The list of players to have left the league includes 2020-21 Player of the Season Romelu Lukaku, Defender of the Year Cristian Romero, Euro 2020 Player of the Tournament Gianluigi Donnarumma and flying wing back Achraf Hakimi.

However, widespread changes to the coaching line-up offer plenty of reasons for excitement ahead of a campaign that is hard to call.

USUAL SUSPECTS

Simone Inzaghi has been tasked with leading Inter Milan's title defence after a tumultuous close season for the club which included Antonio Conte walking out amid frustrations at cost-cutting plans.

The 45-year-old former Lazio coach is seen as a natural successor to Conte, but his task has been made harder by the sales of Lukaku and Hakimi, who contributed a combined 31 goals and 20 assists last season.

The loss of three key pieces of Inter's title-winning side has left many tipping Juventus to reclaim the title, now that six-time Serie A winner Massimiliano Allegri is back at the helm.
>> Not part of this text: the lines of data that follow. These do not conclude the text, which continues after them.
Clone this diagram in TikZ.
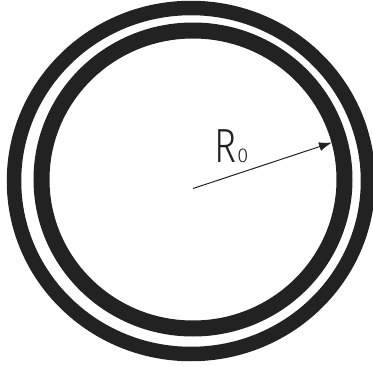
\documentclass[tikz,border=0pt]{standalone}
\usepackage{fontspec}
\setmainfont{Fira Sans Light}
\usetikzlibrary{arrows.meta}
\definecolor{ink}{HTML}{222222}
\begin{document}
\begin{tikzpicture}[x=1pt,y=-1pt,
  ring/.style={draw=ink},
  pointer/.style={draw=ink, line width=1pt, -{Latex[length=13pt,width=9pt]}}]
\useasboundingbox (0,0) rectangle (373,367);
\fill[white] (0,0) rectangle (373,367);
\draw[ring, line width=14.5pt] (191,181) ellipse [x radius=177, y radius=173];
\draw[ring, line width=16pt] (193,179.5) ellipse [x radius=151.5, y radius=149];
\coordinate (c) at (193,188.5);
\coordinate (tip) at (332,142.5);
\draw[pointer] (c) -- (tip);
\node[anchor=base west, inner sep=0pt, text=ink] (lbl) at (214,162)
  {\fontsize{48}{48}\selectfont \scalebox{0.78}[1]{R}\hspace{1pt}\fontsize{20}{20}\selectfont 0};
\end{tikzpicture}
\end{document}
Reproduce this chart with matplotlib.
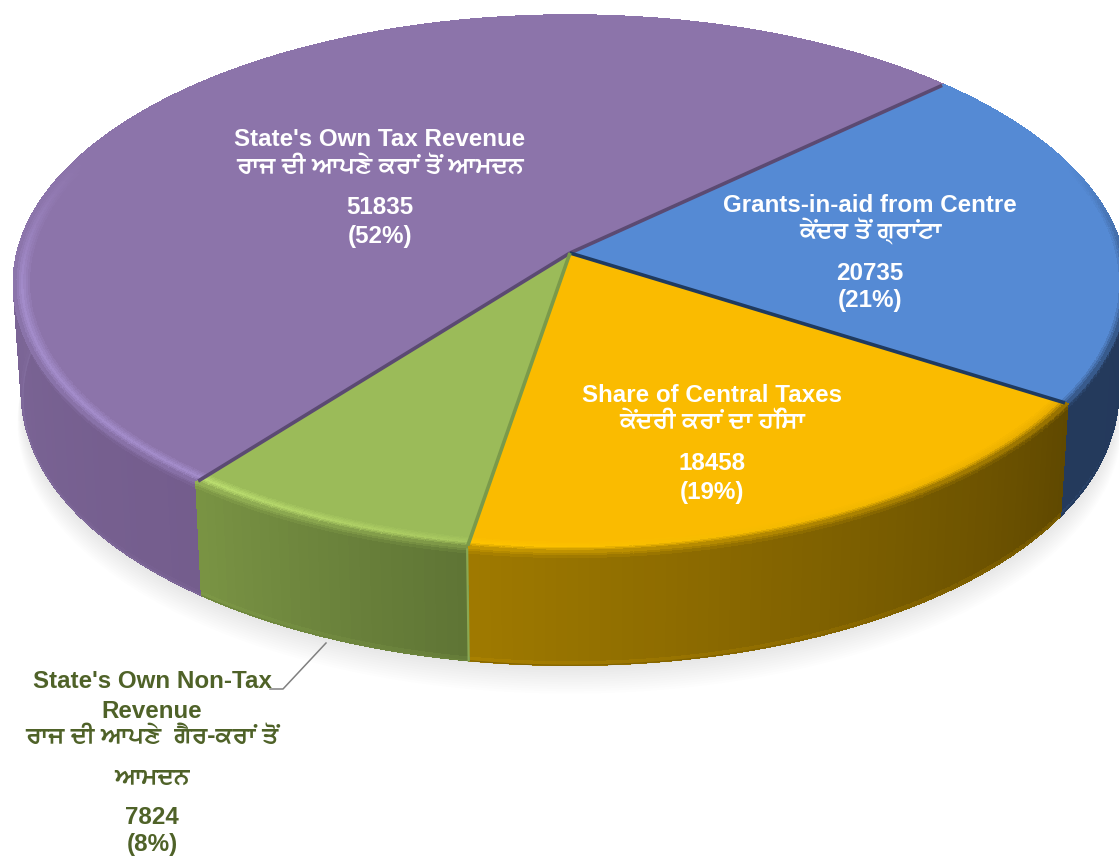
import matplotlib
matplotlib.use('Agg')
import matplotlib.pyplot as plt
import matplotlib.colors as mcolors
from matplotlib.collections import PolyCollection
import numpy as np

# Revenue receipts, clockwise from the purple/green cut
names = ["State's Own Tax Revenue", "Grants-in-aid from Centre", "Share of Central Taxes", "State's Own Non-Tax Revenue"]
values = [51835, 20735, 18458, 7824]
percents = ["(52%)", "(21%)", "(19%)", "(8%)"]
punjabi = ["ਰਾਜ ਦੀ ਆਪਣੇ ਕਰਾਂ ਤੋਂ ਆਮਦਨ", "ਕੇਂਦਰ ਤੋਂ ਗ੍ਰਾਂਟਾ", "ਕੇਂਦਰੀ ਕਰਾਂ ਦਾ ਹਿੱਸਾ", "ਰਾਜ ਦੀ ਆਪਣੇ  ਗੈਰ-ਕਰਾਂ ਤੋਂ"]

top_colors = ["#8c74aa", "#558ad4", "#fabb00", "#9bbb59"]
cut_colors = ["#5b4a72", "#5b4a72", "#1f3a5f", "#7a9a4a"]
wall_colors = [("#745d8d", "#8f7cae"), ("#22375a", "#243a5c"), ("#604900", "#a07a00"), ("#5f7535", "#7a9444")]
rim_colors = [("#a48dcc", "#a48dcc"), ("#558ad4", "#558ad4"), ("#e8ad00", "#ffc400"), ("#a8c85f", "#bcdf70")]

START = 218.0
CX, CY = 570, 253
RX, RY, K = 553, 265, 0.1136
DEPTH = 114
BEVEL = 0.968


def project(angle, r=1.0, drop=0.0):
    """Angle in degrees clockwise from 12 o'clock to picture pixels, with some perspective."""
    a = np.radians(angle)
    px = r * np.sin(a)
    py = -r * np.cos(a)
    w = 1 - K * py
    shrink = 1 - 0.015 * drop / DEPTH
    return CX + RX * px / w * shrink, CY + RY * py / w + drop


def mix(c1, c2, t):
    return tuple((1 - t) * np.array(mcolors.to_rgb(c1)) + t * np.array(mcolors.to_rgb(c2)))


def quad(a0, a1, r0, d0, r1, d1):
    return [project(a0, r0, d0), project(a1, r0, d0), project(a1, r1, d1), project(a0, r1, d1)]


fig = plt.figure(figsize=(11.19, 8.58), dpi=100)
ax = fig.add_axes([0, 0, 1, 1])
ax.set_xlim(0, 1119)
ax.set_ylim(858, 0)
ax.axis('off')

edges = START + np.concatenate([[0], np.cumsum(values)]) / np.sum(values) * 360

# soft shadow under the pie
ring = np.linspace(0, 360, 361)
for i in range(12):
    x, y = project(ring, 1.0 + 0.001 * i, DEPTH + 2 + 2 * i)
    ax.fill(x, y, color='black', alpha=0.009, lw=0, zorder=1)

# side walls
for i in range(len(values)):
    angles = np.linspace(edges[i], edges[i + 1], max(int(edges[i + 1] - edges[i]), 2))
    quads, colors = [], []
    for j in range(len(angles) - 1):
        t = j / (len(angles) - 1)
        wall = mix(wall_colors[i][0], wall_colors[i][1], t)
        rim = mix(rim_colors[i][0], rim_colors[i][1], t)
        for d0, d1, shade in [(0, 2, 0.6), (2, 4, 0.75), (4, 7, 0.9), (7, DEPTH - 4, 1.0)]:
            quads.append(quad(angles[j], angles[j + 1], 1.0, d0, 1.0, d1))
            colors.append(mix(rim, wall, shade))
        quads.append(quad(angles[j], angles[j + 1], 1.0, DEPTH - 4, 0.998, DEPTH))
        colors.append(mix(wall, top_colors[i], 0.1))
    ax.add_collection(PolyCollection(quads, facecolors=colors, edgecolors=colors, linewidths=0.5,
                                     antialiaseds=False, zorder=2))
    bx, by = project(angles, 0.998, DEPTH)
    ax.plot(bx, by, color=mix(wall_colors[i][0], wall_colors[i][1], 0.5), lw=0.8, zorder=2)

# top faces
for i in range(len(values)):
    angles = np.linspace(edges[i], edges[i + 1], 200)
    x, y = project(angles, 1.0)
    ax.fill(np.r_[CX, x], np.r_[CY, y], color=top_colors[i], lw=0, zorder=3)

# bevel along the front rim, fading out towards the back
steps = np.linspace(BEVEL, 1.0, 9)
for i in range(len(values)):
    angles = np.linspace(edges[i], edges[i + 1], max(int(edges[i + 1] - edges[i]), 2))
    quads, colors = [], []
    for j in range(len(angles) - 1):
        t = j / (len(angles) - 1)
        front = np.clip((-np.cos(np.radians(angles[j])) + 0.35) / 0.5, 0, 1)
        wall = mix(wall_colors[i][0], wall_colors[i][1], t)
        rim = mix(rim_colors[i][0], rim_colors[i][1], t)
        for n in range(len(steps) - 1):
            s = n / (len(steps) - 2)
            if s < 0.6:
                shade = mix(top_colors[i], rim, s / 0.6)
            else:
                shade = mix(rim, wall, (s - 0.6) / 0.4 * 0.6)
            quads.append(quad(angles[j], angles[j + 1], steps[n], 0, steps[n + 1], 0))
            colors.append(mix(top_colors[i], shade, front))
    ax.add_collection(PolyCollection(quads, facecolors=colors, edgecolors=colors, linewidths=0.5,
                                     antialiaseds=False, zorder=3.5))

# dark cuts between the slices
for i in range(len(values)):
    x, y = project(np.array([edges[i], edges[i]]), np.array([0.0, 0.995]))
    ax.plot(x, y, color=cut_colors[i], lw=2.6, solid_capstyle='butt', zorder=4)

# light corner of the green slice against the yellow one
x, y = project(np.array([edges[3], edges[3]]), 1.0, np.array([2.0, DEPTH - 1.0]))
ax.plot(x, y, color='#8aa852', lw=1.6, zorder=4)

# leader line of the small slice
ax.plot([326, 283, 270], [643, 689, 689], color='#808080', lw=1.1, zorder=4)

FONT = ['Liberation Sans', 'Noto Sans', 'DejaVu Sans']
PA_FONT = ['FreeSans', 'Liberation Sans']
SIZE = 17.4
PA_SIZE = 16.9
label_pos = [(380, [139, 167, 207, 236]), (870, [205, 231, 273, 300]), (712, [395, 422, 463, 492])]
for i, (lx, ys) in enumerate(label_pos):
    ax.text(lx, ys[0], names[i], color='white', fontsize=SIZE, fontweight='bold', family=FONT, ha='center', va='center', zorder=5)
    ax.text(lx, ys[1], punjabi[i], color='white', fontsize=PA_SIZE, fontweight='bold', family=PA_FONT, ha='center', va='center', zorder=5)
    ax.text(lx, ys[2], f"{values[i]}", color='white', fontsize=SIZE, fontweight='bold', family=FONT, ha='center', va='center', zorder=5)
    ax.text(lx, ys[3], percents[i], color='white', fontsize=SIZE, fontweight='bold', family=FONT, ha='center', va='center', zorder=5)

green = '#4f6228'
small_lines = [("State's Own Non-Tax", 682, SIZE, FONT), ("Revenue", 711, SIZE, FONT), (punjabi[3], 737, PA_SIZE, PA_FONT),
               ("ਆਮਦਨ", 778, PA_SIZE, PA_FONT), (f"{values[3]}", 817, SIZE, FONT), (percents[3], 845, SIZE, FONT)]
for line, ly, size, fam in small_lines:
    ax.text(152, ly, line, color=green, fontsize=size, fontweight='bold', family=fam, ha='center', va='center', zorder=5)

fig.savefig('out.png', dpi=100)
"Juve are always favourites, this year even more so," former Juventus manager Marcello Lippi said. "They did not win last season, so they are hungry and determined to get their own back."

Juve have regressed since Allegri's 2019 departure, though, and only squeezed into the Champions League places on the final day of last season under rookie coach Andrea Pirlo.

How well Inzaghi controls a difficult situation at his new club, and the ease with which Allegri settles back in at Juventus, could well decide the title.

CAPITAL CLASH

The only top-seven sides to keep their coaches in place, AC Milan with Stefano Pioli and Atalanta with Gian Piero Gasperini, may well benefit from stability after finishing second and third respectively last season.

"If Milan can take a step forward with the internalisation of their game plan, no objective is out of reach," said former Rossoneri coach Arrigo Sacchi.

Twelve of the 20 Serie A clubs changed coach ahead of the new campaign, but arguably the most intriguing appointments were in the capital.

Jose Mourinho joined AS Roma, marking his return to Italy 11 years after leading Inter to an unprecedented treble, and the Portuguese is determined to succeed in a country where he is still held in high regard.

Across the city, Lazio appointed Maurizio Sarri and the clash in styles - and personalities - of the two Roman coaches promises to provide high drama on Rome Derby day.

Another familiar face, Luciano Spalletti, is back with Napoli, while the man he succeeded, Gennaro Gattuso, lasted 22 days in charge of Fiorentina before leaving and being replaced by highly-rated former Spezia boss Vincenzo Italiano.

NEW FACES

Two of Italy's most beautiful locations, Venice and the Amalfi Coast, will host Serie A football again this season after a long break.

Venezia are set for their first top-flight campaign in 20 years, while Salernitana, based in Salerno, are back in the big time for the first time since 1998-99. Yo-yo club Empoli are the third new team in the division.

While the profile of players leaving the league has trumped those coming in, some intriguing deals have been struck.

Inter signed Dutch Euro 2020 star Denzel Dumfries and veteran striker Edin Dzeko to replace Hakimi and Lukaku, while former Milan playmaker Hakan Calhanoglu adds quality to the midfield.

Roma added Portugal goalkeeper Rui Patricio and Chelsea striker Tammy Abraham, while Mike Maignan is tasked with replacing Donnarumma at Milan and Olivier Giroud was brought in, also from Chelsea, to bolster Pioli's attack.

With another two weeks to go until the window closes, the number of notable new additions is likely to rise further ahead of what promises to be a fascinating campaign.